As a professional stand-up comic, and an amateur surfer, I have this thing that if I can’t fall on my face, I don’t want to do it. When my partner virtually begged me to go visit the “tidepools” with him, it sounded about as exciting as learning how to knit. Are you kidding me? Tide pools sounded like child’s play. Do I get a coloring book and a juice box with that? I was hoping he was going to pack me a snack and maybe some crayons for what I was sure was going to be a hike-able version of one, big, yawn.
After climbing over the last of the big rocks, my eyes and heart burst open seeing the ocean with it’s candy apple blue brightness, waves crashing up like cotton candy suspended in air. I felt like a kid going to Disney World for the first time. Spotting a little rock island in the middle of yes, a tide pool, I run to it with abandon, jumping up and down like Rocky on the steps of Philadelphia. I also dance.

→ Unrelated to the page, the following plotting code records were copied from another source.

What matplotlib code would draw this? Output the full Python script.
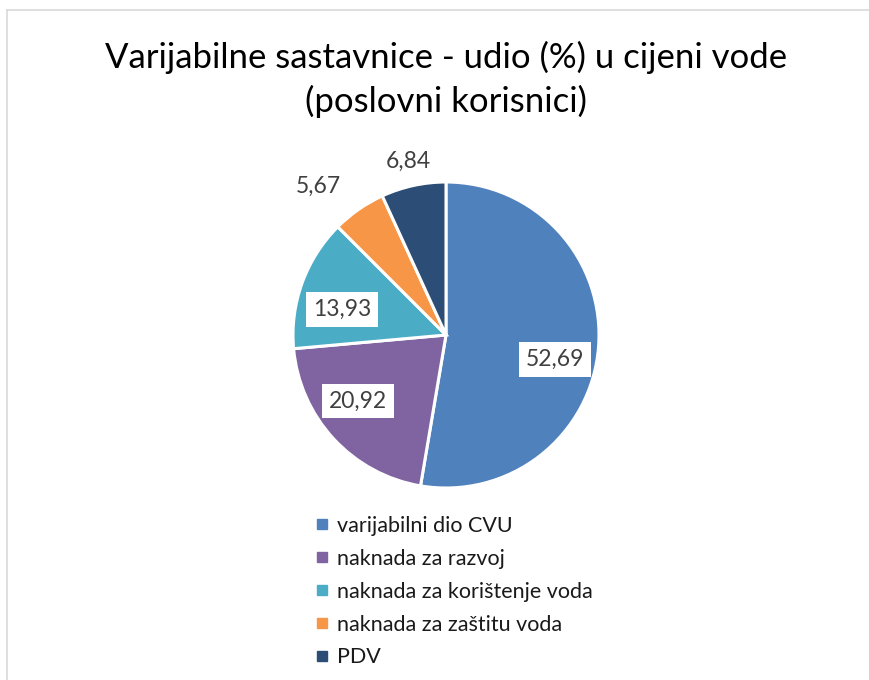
import numpy as np
import matplotlib
matplotlib.use("Agg")
import matplotlib.pyplot as plt
from matplotlib.lines import Line2D

categories = ["varijabilni dio CVU", "naknada za razvoj", "naknada za korištenje voda",
              "naknada za zaštitu voda", "PDV"]
values = [52.69, 20.92, 13.93, 5.67, 6.84]
value_labels = ["52,69", "20,92", "13,93", "5,67", "6,84"]
colors = ["#4F81BD", "#8064A2", "#4BACC6", "#F79646", "#2C4D75"]

# label placement (radius fraction, angle shift in deg, boxed)
label_r = [0.73, 0.72, 0.70, 1.28, 1.16]
label_shift = [-8, -6, 6, 6, 0]
label_box = [True, True, True, False, False]

plt.rcParams['font.family'] = ['Lato', 'DejaVu Sans']

W, H = 870, 680
fig = plt.figure(figsize=(W / 100, H / 100), dpi=100)
ax = fig.add_axes([0, 0, 1, 1])

cx, cy, R = 446, H - 335, 153
wedges, _ = ax.pie(values, colors=colors, startangle=90, counterclock=False,
                   center=(cx, cy), radius=R, frame=True,
                   wedgeprops=dict(edgecolor="white", linewidth=2.2))
ax.set_xlim(0, W)
ax.set_ylim(0, H)
ax.axis("off")

for w, lab, rf, sh, box in zip(wedges, value_labels, label_r, label_shift, label_box):
    ang = np.deg2rad((w.theta1 + w.theta2) / 2 + sh)
    x = cx + rf * R * np.cos(ang)
    y = cy + rf * R * np.sin(ang)
    bbox = dict(facecolor="white", edgecolor="none", pad=5) if box else None
    ax.text(x, y, lab, ha="center", va="center", fontsize=16.5, color="#404040", bbox=bbox)

fig.text(446 / W, 1 - 79 / H, "Varijabilne sastavnice - udio (%) u cijeni vode\n(poslovni korisnici)",
         ha="center", va="center", fontsize=25, color="#000000", linespacing=1.4)

handles = [Line2D([], [], marker="s", linestyle="none", markersize=7, color=c) for c in colors]
fig.legend(handles, categories, loc="upper left", bbox_to_anchor=(305 / W, 1 - 505 / H),
           frameon=False, fontsize=15.5, handlelength=0.6, handletextpad=0.4,
           labelspacing=0.6, borderpad=0, labelcolor="#1a1a1a")

# chart area border
fig.add_artist(Line2D([7 / W, 1], [1 - 10 / H, 1 - 10 / H], color="#D9D9D9", lw=1.2))
fig.add_artist(Line2D([7 / W, 7 / W], [0, 1 - 10 / H], color="#D9D9D9", lw=1.2))

fig.savefig("out.png", dpi=100)
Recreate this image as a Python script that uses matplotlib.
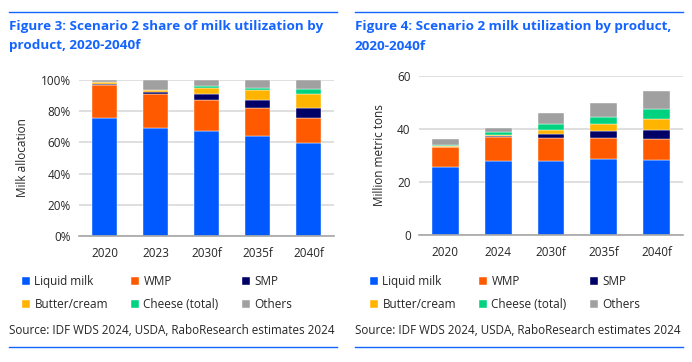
import matplotlib.pyplot as plt
import matplotlib.ticker as mticker
import numpy as np

plt.rcParams['font.family'] = ['Open Sans', 'DejaVu Sans']

# categories
products = ["Liquid milk", "WMP", "SMP", "Butter/cream", "Cheese (total)", "Others"]
colors = ["#0058FF", "#FF5A00", "#000066", "#FFB400", "#00D27F", "#A0A0A0"]

# Figure 3: share of milk utilization (%)
years_share = ["2020", "2023", "2030f", "2035f", "2040f"]
share_liquid = [75.5, 69.1, 67.2, 64.2, 59.3]
share_wmp = [21.1, 21.9, 20.0, 18.1, 16.4]
share_smp = [0.8, 1.3, 4.1, 5.1, 6.6]
share_butter = [1.2, 1.2, 3.8, 6.0, 9.0]
share_cheese = [0.1, 0.1, 1.1, 1.5, 2.8]
share_others = [1.3, 6.4, 3.8, 5.1, 5.9]

# Figure 4: milk utilization (million metric tons)
years_vol = ["2020", "2024", "2030f", "2035f", "2040f"]
vol_liquid = [25.5, 27.9, 28.1, 28.6, 28.4]
vol_wmp = [7.6, 9.0, 8.4, 8.15, 7.7]
vol_smp = [0.2, 0.3, 1.6, 2.35, 3.4]
vol_butter = [0.4, 0.4, 1.65, 2.6, 4.25]
vol_cheese = [0.1, 1.15, 1.95, 2.9, 3.95]
vol_others = [2.6, 1.65, 4.5, 5.1, 6.7]

W, H = 692, 362
fig = plt.figure(figsize=(W / 100, H / 100), dpi=100)

title_col = "#1464FF"
text_col = "#262626"


def px_axes(x0, y0, x1, y1):
    # pixel box (top-left origin) -> figure axes
    return fig.add_axes([x0 / W, 1 - y1 / H, (x1 - x0) / W, (y1 - y0) / H])


def draw(ax, cats, series, width, ylim, yticks, fmt, ylabel):
    x = np.arange(len(cats))
    bottom = np.zeros(len(cats))
    for vals, c, name in zip(series, colors, products):
        vals = np.array(vals, dtype=float)
        ax.bar(x, vals, width, bottom=bottom, color=c, label=name,
               edgecolor="white", linewidth=0.3, zorder=3)
        bottom += vals
    ax.set_xlim(-0.5, len(cats) - 0.5)
    ax.set_ylim(*ylim)
    ax.set_yticks(yticks)
    ax.yaxis.set_major_formatter(fmt)
    ax.set_xticks(x)
    ax.set_xticklabels(cats)
    ax.grid(axis="y", color="#D9D9D9", linewidth=1.2, zorder=0)
    for s in ["top", "right", "left"]:
        ax.spines[s].set_visible(False)
    ax.spines["bottom"].set_color("#A6A6A6")
    ax.spines["bottom"].set_linewidth(1.2)
    ax.spines["bottom"].set_zorder(4)
    ax.tick_params(length=0, labelsize=8.5, colors=text_col, pad=6)
    ax.tick_params(axis="x", pad=8)
    ax.set_ylabel(ylabel, fontsize=8.5, color=text_col, labelpad=8)


# left panel
ax1 = px_axes(79, 80, 334, 236)
draw(ax1, years_share,
     [share_liquid, share_wmp, share_smp, share_butter, share_cheese, share_others],
     0.49, (0, 100), [0, 20, 40, 60, 80, 100],
     mticker.FuncFormatter(lambda v, p: f"{v:.0f}%"), "Milk allocation")

# right panel
ax2 = px_axes(419, 76, 683, 235)
draw(ax2, years_vol,
     [vol_liquid, vol_wmp, vol_smp, vol_butter, vol_cheese, vol_others],
     0.505, (0, 60), [0, 20, 40, 60],
     mticker.FuncFormatter(lambda v, p: f"{v:.0f}"), "Million metric tons")

# titles, rules, legends and sources
panels = [
    (9, 337, "Figure 3: Scenario 2 share of milk utilization by\nproduct, 2020-2040f", ax1, 22),
    (355, 683, "Figure 4: Scenario 2 milk utilization by product,\n2020-2040f", ax2, 370),
]
order = [0, 3, 1, 4, 2, 5]  # row-major fill for 3 columns
for x0, x1, title, ax, lx in panels:
    fig.add_artist(plt.Line2D([x0 / W, x1 / W], [1 - 12 / H] * 2, color=title_col, lw=1))
    fig.add_artist(plt.Line2D([x0 / W, x1 / W], [1 - 347 / H] * 2, color=title_col, lw=1))
    fig.text(x0 / W, 1 - 20 / H, title, color=title_col, fontsize=9.7,
             fontweight="bold", va="top", ha="left", linespacing=1.65)
    fig.text(x0 / W, 1 - 330 / H, "Source: IDF WDS 2024, USDA, RaboResearch estimates 2024",
             color=text_col, fontsize=8.4, va="center", ha="left")
    h, l = ax.get_legend_handles_labels()
    ax.legend([h[i] for i in order], [l[i] for i in order], ncol=3, loc="upper left",
              bbox_to_anchor=(lx / W, 1 - 275 / H),
              bbox_transform=fig.transFigure, frameon=False, fontsize=8.5,
              handlelength=0.7, handleheight=0.7, handletextpad=0.35,
              columnspacing=1.95, labelspacing=0.85, borderaxespad=0, borderpad=0,
              labelcolor=text_col)

fig.savefig("out.png", dpi=100)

I’m completely freaked out by how gorgeous and thrilling this place is. Immediately I want to swim in these deep watery caverns; I want to immerse myself in these pleasure pools. Not having a swim suit on feels like the biggest mistake of my life! But that grief is quickly over shadowed by the vision of a little tiny little mountain range of a peninsula that my guy and I climb. We look back, watching Mother Ocean give that coast line a smacking that sends a wall of water shooting up, spraying fireworks of water droplets high up into the air. A grand finale that never ends. I love fireworks. And I love the tide pools. And I’ve never been so happy to be so wrong.
Yes, the tide pools are for children. They are for every inner child buried deep beneath the cynical skin of adulthood. Long live the tide pools. They will out last us all, and continue blessing every soul that gets to dance upon their rocks.